James Frederick, a firefighter and paramedic, carried a heavy workload as he struggled to put his two sons through college. His long-held goal of earning a bachelor’s degree in nursing was further delayed when his father became terminally ill. Frederick used his skills to care for his dying father. “His last wish for me was to get that degree,” Frederick says. “He told me ‘You’ve got to do it.”’
Benita Sarno is now happily married, but she was a single mother of three when she enrolled in a program to become a licensed practical nurse, which takes about 10 months for full-time students. She wanted to go on to become a registered nurse and then a baccalaureate nurse to advance in her career, but just doing the LPN program while working at the same time had been almost overwhelming
“When I did my LPN, it was really a real struggle and I didn’t want to put my family through that again unless I was prepared mentally and financially and I had everything lined up,” she says.
Now, all three are slated to graduate from Worcester State in December with BSN degrees in hand with the help of the HRSA-funded program.
“For me, the most important part is the support that we get,” Gomes says. “We have someone to go to and meet with regularly, so it feels like you’re not just floating in space. You have a structure around you that helps you accomplish what you want and need to accomplish.”
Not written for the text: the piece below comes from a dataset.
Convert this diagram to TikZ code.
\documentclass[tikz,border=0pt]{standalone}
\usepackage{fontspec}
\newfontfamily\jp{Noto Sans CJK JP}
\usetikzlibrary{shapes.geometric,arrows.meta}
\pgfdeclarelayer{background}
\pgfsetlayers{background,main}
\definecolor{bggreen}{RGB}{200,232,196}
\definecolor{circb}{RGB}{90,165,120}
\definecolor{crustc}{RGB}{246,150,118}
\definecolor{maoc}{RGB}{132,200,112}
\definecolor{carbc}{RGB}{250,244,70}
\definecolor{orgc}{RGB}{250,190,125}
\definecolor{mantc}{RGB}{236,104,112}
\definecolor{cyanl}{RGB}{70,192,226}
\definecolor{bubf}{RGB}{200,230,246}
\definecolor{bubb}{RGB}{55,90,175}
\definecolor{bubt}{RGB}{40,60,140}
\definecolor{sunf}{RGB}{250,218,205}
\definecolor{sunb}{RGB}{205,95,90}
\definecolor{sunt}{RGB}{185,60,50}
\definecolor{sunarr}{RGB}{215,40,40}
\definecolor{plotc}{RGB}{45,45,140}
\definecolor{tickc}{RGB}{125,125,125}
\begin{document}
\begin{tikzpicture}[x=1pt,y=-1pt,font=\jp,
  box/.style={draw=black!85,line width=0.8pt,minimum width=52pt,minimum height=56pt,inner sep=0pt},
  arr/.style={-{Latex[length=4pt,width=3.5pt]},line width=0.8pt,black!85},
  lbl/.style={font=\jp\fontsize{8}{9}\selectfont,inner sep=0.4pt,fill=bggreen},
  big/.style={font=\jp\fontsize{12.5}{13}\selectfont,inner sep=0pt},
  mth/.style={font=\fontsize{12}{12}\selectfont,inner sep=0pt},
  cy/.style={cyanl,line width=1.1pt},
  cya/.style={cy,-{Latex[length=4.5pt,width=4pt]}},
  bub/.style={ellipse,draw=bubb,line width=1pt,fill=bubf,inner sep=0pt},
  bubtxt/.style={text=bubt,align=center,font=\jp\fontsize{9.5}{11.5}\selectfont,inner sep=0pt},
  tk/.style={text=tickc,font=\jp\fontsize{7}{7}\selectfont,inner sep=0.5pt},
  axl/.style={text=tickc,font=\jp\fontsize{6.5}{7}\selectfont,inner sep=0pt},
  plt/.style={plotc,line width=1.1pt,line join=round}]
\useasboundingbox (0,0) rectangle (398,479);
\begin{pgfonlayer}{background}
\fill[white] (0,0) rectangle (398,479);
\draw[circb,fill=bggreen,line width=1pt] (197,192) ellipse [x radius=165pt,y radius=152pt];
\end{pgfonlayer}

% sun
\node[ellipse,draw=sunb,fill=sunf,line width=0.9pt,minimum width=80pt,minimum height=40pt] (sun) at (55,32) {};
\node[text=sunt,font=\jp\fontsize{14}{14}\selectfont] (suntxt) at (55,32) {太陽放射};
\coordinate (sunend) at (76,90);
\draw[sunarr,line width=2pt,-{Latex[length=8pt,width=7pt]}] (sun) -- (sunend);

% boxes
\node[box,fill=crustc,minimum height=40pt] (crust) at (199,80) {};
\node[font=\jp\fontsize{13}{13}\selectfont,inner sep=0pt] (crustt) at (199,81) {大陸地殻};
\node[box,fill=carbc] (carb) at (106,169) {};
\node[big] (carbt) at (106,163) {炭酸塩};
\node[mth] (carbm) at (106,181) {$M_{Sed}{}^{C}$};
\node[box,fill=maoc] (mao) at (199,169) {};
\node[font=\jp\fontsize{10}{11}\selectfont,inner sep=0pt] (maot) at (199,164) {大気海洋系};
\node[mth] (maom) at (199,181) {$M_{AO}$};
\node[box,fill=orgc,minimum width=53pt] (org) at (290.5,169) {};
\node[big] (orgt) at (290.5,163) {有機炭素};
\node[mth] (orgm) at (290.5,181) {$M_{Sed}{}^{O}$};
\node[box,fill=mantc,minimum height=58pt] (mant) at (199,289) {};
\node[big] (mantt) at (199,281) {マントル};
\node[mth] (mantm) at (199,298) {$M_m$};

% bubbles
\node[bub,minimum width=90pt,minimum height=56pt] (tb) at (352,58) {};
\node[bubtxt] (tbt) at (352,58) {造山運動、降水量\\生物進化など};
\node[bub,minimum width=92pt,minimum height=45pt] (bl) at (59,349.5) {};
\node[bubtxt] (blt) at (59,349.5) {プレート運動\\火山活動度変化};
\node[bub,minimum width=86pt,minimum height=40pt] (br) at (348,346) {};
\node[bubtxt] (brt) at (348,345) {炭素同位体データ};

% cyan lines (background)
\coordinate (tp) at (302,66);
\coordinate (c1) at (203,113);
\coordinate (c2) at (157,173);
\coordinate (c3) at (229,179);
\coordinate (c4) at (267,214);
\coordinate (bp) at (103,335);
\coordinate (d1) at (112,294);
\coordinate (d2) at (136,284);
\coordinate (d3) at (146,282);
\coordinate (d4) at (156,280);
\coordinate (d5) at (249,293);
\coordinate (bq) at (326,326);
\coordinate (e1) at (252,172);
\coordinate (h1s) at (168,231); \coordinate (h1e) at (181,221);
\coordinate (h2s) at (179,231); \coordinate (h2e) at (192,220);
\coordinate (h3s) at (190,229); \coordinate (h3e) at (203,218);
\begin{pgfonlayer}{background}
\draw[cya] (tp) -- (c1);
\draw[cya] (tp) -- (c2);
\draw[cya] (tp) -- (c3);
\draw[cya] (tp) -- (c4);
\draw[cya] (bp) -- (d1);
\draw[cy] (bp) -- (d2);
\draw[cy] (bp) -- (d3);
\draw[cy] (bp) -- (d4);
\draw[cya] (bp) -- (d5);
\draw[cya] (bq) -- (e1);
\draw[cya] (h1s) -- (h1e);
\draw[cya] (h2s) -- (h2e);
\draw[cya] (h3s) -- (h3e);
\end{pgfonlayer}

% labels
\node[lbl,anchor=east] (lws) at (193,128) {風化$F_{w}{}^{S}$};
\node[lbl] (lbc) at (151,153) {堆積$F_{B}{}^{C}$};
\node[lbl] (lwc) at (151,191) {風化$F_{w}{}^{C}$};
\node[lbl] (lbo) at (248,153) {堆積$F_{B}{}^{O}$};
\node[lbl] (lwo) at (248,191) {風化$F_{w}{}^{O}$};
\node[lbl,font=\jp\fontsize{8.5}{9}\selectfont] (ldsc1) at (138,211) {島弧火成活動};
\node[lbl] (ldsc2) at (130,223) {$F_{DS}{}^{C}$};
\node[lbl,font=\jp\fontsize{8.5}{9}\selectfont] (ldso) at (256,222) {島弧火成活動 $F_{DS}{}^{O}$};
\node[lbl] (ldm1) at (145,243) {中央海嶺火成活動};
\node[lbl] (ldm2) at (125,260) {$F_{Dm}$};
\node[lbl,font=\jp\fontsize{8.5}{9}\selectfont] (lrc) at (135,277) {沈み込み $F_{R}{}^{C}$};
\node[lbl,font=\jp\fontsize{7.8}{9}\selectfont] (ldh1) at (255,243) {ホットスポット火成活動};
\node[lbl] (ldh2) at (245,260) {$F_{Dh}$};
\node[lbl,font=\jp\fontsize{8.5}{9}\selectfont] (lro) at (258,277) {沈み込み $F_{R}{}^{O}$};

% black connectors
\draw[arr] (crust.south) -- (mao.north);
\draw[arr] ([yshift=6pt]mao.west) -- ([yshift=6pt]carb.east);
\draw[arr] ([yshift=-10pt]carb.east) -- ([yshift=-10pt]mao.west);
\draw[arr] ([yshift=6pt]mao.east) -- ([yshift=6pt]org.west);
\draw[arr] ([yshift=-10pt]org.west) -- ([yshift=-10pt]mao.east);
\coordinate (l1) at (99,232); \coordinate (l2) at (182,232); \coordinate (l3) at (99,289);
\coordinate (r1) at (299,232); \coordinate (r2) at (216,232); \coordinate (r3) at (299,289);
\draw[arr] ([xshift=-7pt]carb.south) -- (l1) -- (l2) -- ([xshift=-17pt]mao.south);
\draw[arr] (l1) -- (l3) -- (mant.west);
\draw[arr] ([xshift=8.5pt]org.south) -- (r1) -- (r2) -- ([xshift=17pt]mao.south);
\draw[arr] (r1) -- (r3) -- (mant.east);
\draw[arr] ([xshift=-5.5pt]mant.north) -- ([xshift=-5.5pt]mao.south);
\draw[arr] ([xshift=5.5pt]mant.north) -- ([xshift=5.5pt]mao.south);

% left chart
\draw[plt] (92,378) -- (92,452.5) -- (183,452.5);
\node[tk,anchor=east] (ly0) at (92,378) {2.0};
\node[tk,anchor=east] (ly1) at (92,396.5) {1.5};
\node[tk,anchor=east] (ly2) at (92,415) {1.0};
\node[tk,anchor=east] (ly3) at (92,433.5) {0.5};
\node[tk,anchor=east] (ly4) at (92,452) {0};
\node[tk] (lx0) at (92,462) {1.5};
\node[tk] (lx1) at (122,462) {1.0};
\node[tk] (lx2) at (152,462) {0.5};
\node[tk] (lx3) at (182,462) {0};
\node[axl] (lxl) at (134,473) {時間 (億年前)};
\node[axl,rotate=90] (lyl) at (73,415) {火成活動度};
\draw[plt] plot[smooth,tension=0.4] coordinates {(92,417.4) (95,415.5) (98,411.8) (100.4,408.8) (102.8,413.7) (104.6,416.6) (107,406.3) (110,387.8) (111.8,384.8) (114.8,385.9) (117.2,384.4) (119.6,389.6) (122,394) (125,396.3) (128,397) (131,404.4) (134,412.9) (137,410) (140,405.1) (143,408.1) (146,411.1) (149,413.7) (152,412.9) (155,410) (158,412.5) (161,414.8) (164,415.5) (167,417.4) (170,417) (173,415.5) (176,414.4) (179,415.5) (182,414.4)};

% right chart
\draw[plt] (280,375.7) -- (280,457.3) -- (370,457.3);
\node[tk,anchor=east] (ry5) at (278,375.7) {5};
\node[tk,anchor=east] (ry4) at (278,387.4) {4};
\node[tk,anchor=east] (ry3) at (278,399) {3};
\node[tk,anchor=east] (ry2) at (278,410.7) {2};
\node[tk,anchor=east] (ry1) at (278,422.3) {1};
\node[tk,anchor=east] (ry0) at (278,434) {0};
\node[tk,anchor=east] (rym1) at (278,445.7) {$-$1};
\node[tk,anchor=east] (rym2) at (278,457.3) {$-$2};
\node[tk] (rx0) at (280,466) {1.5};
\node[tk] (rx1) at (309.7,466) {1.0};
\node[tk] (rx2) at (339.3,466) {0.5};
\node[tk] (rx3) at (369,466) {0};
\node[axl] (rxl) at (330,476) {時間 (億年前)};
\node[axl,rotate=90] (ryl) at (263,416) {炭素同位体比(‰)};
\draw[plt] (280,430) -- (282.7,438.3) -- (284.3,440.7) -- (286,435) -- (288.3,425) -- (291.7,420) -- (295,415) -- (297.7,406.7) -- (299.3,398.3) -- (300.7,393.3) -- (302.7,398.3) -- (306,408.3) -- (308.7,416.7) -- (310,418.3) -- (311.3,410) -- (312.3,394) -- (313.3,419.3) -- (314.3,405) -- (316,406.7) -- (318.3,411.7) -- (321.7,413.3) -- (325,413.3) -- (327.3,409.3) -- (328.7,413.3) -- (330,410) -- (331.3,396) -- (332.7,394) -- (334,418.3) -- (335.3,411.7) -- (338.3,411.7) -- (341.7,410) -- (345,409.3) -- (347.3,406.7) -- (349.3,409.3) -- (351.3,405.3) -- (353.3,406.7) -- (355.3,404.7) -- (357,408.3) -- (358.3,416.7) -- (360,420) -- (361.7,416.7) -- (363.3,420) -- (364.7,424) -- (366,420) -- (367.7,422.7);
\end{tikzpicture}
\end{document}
Diversity is defined in various ways by HRSA. “It could be your age, your race, your ethnicity. It could be many things,” June says. “But this [grant] is to get more diverse nurses to have bachelor’s degrees help with all the challenges that many of them face.”
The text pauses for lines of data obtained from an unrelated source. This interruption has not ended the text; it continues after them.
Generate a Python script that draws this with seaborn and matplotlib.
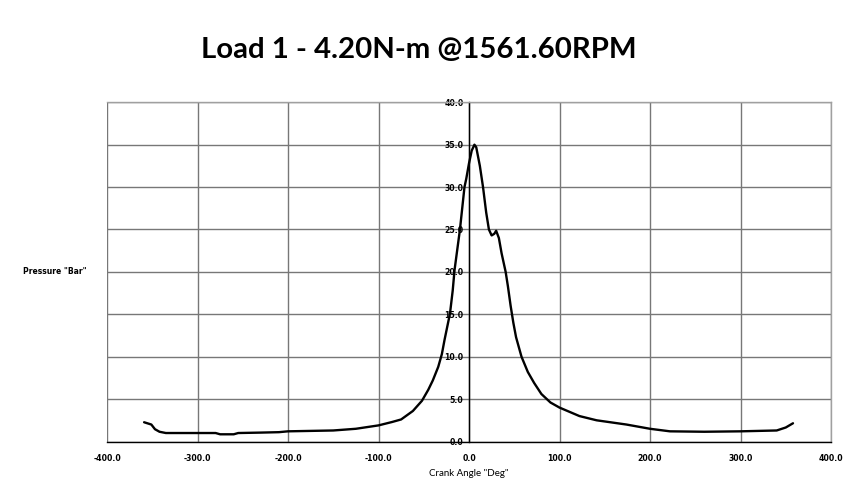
import matplotlib
matplotlib.use("Agg")
import matplotlib.pyplot as plt
import seaborn as sns
import pandas as pd

crank_angle = [-359, -351, -347, -342, -335, -300, -280, -275, -260, -255, -230, -210,
               -200, -150, -125, -100, -85, -75, -62, -52, -45, -40, -34, -30, -27, -21,
               -18, -16, -13, -10, -5, -3, 0, 3, 6, 8, 12, 15.5, 19, 22, 25, 28, 30, 33,
               36, 40.5, 43, 46, 49, 52, 58, 65, 72, 80, 90, 100, 122, 141, 174, 200,
               222, 260, 300, 340, 350, 358]
pressure = [2.27, 2.0, 1.45, 1.15, 1.0, 1.0, 1.0, 0.85, 0.85, 1.0, 1.05, 1.1,
            1.2, 1.3, 1.5, 1.9, 2.3, 2.6, 3.6, 4.8, 6.1, 7.2, 8.8, 10.3, 12.0, 15.1,
            17.8, 20.2, 22.6, 25.0, 30.0, 31.0, 32.8, 34.3, 35.0, 34.7, 32.5, 30.0, 27.0,
            25.0, 24.3, 24.5, 24.85, 24.0, 22.2, 20.0, 18.3, 16.0, 14.0, 12.3, 10.0, 8.2,
            6.9, 5.6, 4.6, 4.0, 3.0, 2.5, 2.0, 1.5, 1.2, 1.15, 1.2, 1.3, 1.65, 2.15]
x_ticks = [-400, -300, -200, -100, 0, 100, 200, 300, 400]
y_ticks = [0, 5, 10, 15, 20, 25, 30, 35, 40]

title = 'Load 1 - 4.20N-m @1561.60RPM'
x_label = 'Crank Angle "Deg"'
y_label = 'Pressure "Bar"'

sns.set_style("white")
W, H = 846, 488
fig = plt.figure(figsize=(W / 100, H / 100), dpi=100)
fig.patch.set_facecolor("white")
ax = fig.add_axes([107 / W, (H - 441.5) / H, (831 - 107) / W, (441.5 - 102.3) / H])

df = pd.DataFrame({"angle": crank_angle, "pressure": pressure})
sns.lineplot(data=df, x="angle", y="pressure", sort=False, color="black",
             linewidth=1.7, ax=ax)

ax.set_xlim(-400, 400)
ax.set_ylim(0, 40)
ax.set_xticks(x_ticks)
ax.set_yticks(y_ticks)
ax.set_xticklabels([f"{v:.1f}" for v in x_ticks])
ax.set_yticklabels([f"{v:.1f}" for v in y_ticks])
ax.grid(True, color="#777777", linewidth=1.0)
ax.set_axisbelow(True)

ax.spines["left"].set_position(("data", 0))
ax.spines["left"].set_color("black")
ax.spines["left"].set_linewidth(1.0)
ax.spines["bottom"].set_color("black")
ax.spines["bottom"].set_linewidth(1.0)
for s in ("top", "right"):
    ax.spines[s].set_color("#a0a0a0")
    ax.spines[s].set_linewidth(1.0)

ax.tick_params(axis="x", direction="inout", length=6, width=1, colors="black",
               labelsize=5.6, pad=6)
ax.tick_params(axis="y", direction="out", length=3, width=1, colors="black",
               labelsize=5.6, pad=1)
for lbl in ax.get_xticklabels() + ax.get_yticklabels():
    lbl.set_fontweight("bold")
    lbl.set_family("DejaVu Sans")

ax.set_xlabel("")
ax.set_ylabel("")
fig.text(469 / W, 1 - 474 / H, x_label, ha="center", va="center",
         fontsize=7, family="Lato", color="black")
fig.text(23 / W, 1 - 272 / H, y_label, ha="left", va="center",
         fontsize=5.5, family="DejaVu Sans", fontweight="bold", color="black")
fig.text(419 / W, 1 - 50 / H, title, ha="center", va="center",
         fontsize=21.2, family="Lato", fontweight="bold", color="black")

fig.savefig("out.png", dpi=100, facecolor="white")
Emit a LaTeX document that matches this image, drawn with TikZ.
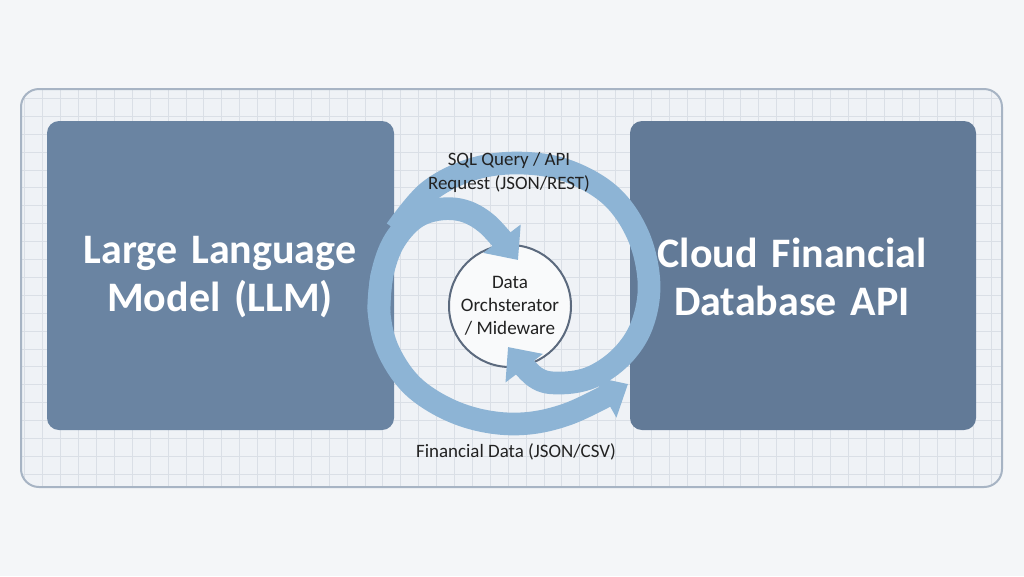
\documentclass[tikz,border=0pt]{standalone}
\usepackage{fontspec}
\setmainfont{Carlito}
\usetikzlibrary{arrows.meta}
\definecolor{bg}{HTML}{F4F6F8}
\definecolor{panelfill}{HTML}{EFF2F6}
\definecolor{panelborder}{HTML}{A7B4C4}
\definecolor{gridc}{HTML}{DADFE6}
\definecolor{leftboxc}{HTML}{6A84A2}
\definecolor{rightboxc}{HTML}{627A97}
\definecolor{bandc}{HTML}{8DB4D5}
\definecolor{ringc}{HTML}{5C6A7E}
\definecolor{labelc}{HTML}{222222}
\tikzset{
  bigbox/.style={draw=none, rounded corners=9pt, minimum height=231.75pt, text=white,
    align=center, font=\fontsize{31.5}{36}\selectfont\bfseries},
  band/.style={draw=bandc, line width=17pt},
  bandtip/.style={-{Triangle[length=20pt,width=34pt]}},
  gridline/.style={draw=gridc, line width=0.6pt},
  flowlabel/.style={text=labelc, align=center, font=\fontsize{14.2}{18}\selectfont},
}
\begin{document}
\begin{tikzpicture}[x=0.75pt,y=-0.75pt]
\fill[bg] (0,0) rectangle (1024,576);
\useasboundingbox (0,0) rectangle (1024,576);
% panel with grid
\fill[panelfill, rounded corners=13.5pt] (21,89) rectangle (1002,487);
\begin{scope}
  \clip[rounded corners=13.5pt] (21,89) rectangle (1002,487);
  \foreach \i in {0,...,56} \draw[gridline] ({24.8+\i*17.9},85) -- ({24.8+\i*17.9},490);
  \foreach \j in {0,...,22} \draw[gridline] (18,{80.4+\j*17.9}) -- (1006,{80.4+\j*17.9});
\end{scope}
\node[draw=panelborder, line width=1.5pt, rounded corners=13.5pt, minimum width=735.75pt, minimum height=298.5pt] (panel) at (511.5,288) {};
% boxes
\node[bigbox, fill=leftboxc, minimum width=260.25pt] (llm) at (220.5,275.5) {};
\node[bigbox, fill=rightboxc, minimum width=259.5pt] (db) at (803,275.5) {};
\node[bigbox, text width=255pt] (llmtext) at (220,277) {Large Language\\Model (LLM)};
\node[bigbox, text width=255pt] (dbtext) at (792,277) {Cloud Financial\\Database API};
% orchestrator ring
\node[circle, draw=ringc, line width=1.5pt, fill=white!60!panelfill, minimum size=91.5pt, inner sep=0pt] (orch) at (510,306) {};
% coordinates for bands
\coordinate (aS) at (396,230);
\coordinate (aT) at (508,347);
\coordinate (bJ) at (382,275);
\coordinate (bT1) at (518,260);
\coordinate (bT2) at (628,384);
% outer band (request)
\draw[band, bandtip] plot[smooth, tension=0.6] coordinates {(aS) (428,192) (470,170) (516,163) (565,170) (610,195) (638,235) (649,283) (642,325) (622,356) (592,377) (560,383) (535,377) (aT)};
% loop band (data), two arms from a shared point
\draw[band, bandtip] plot[smooth, tension=0.6] coordinates {(379,312) (bJ) (395,240) (420,215) (455,209) (486,223) (bT1)};
\draw[band, bandtip] plot[smooth, tension=0.6] coordinates {(bJ) (379,312) (389,352) (416,389) (462,415) (515,424) (568,414) (bT2)};
% texts
\node[align=center, text=labelc, font=\fontsize{14.3}{17.25}\selectfont] (orchtext) at (orch.center) {Data\\Orchsterator\\/ Mideware};
\node[flowlabel] (req) at (509,172) {SQL Query / API\\Request (JSON/REST)};
\node[flowlabel] (fin) at (516,452) {Financial Data (JSON/CSV)};
\end{tikzpicture}
\end{document}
Meanwhile, June says that administrators have recently learned that the HRSA grant can also enable students to study in Worcester State’s Master of Science in nursing program, something Gomes hopes to take advantage of. She says that in five years she can see herself “hopefully with a master’s. You have to plan, always have goals, always look around.”
“Education never really stops. You’re always learning,” Frederick says.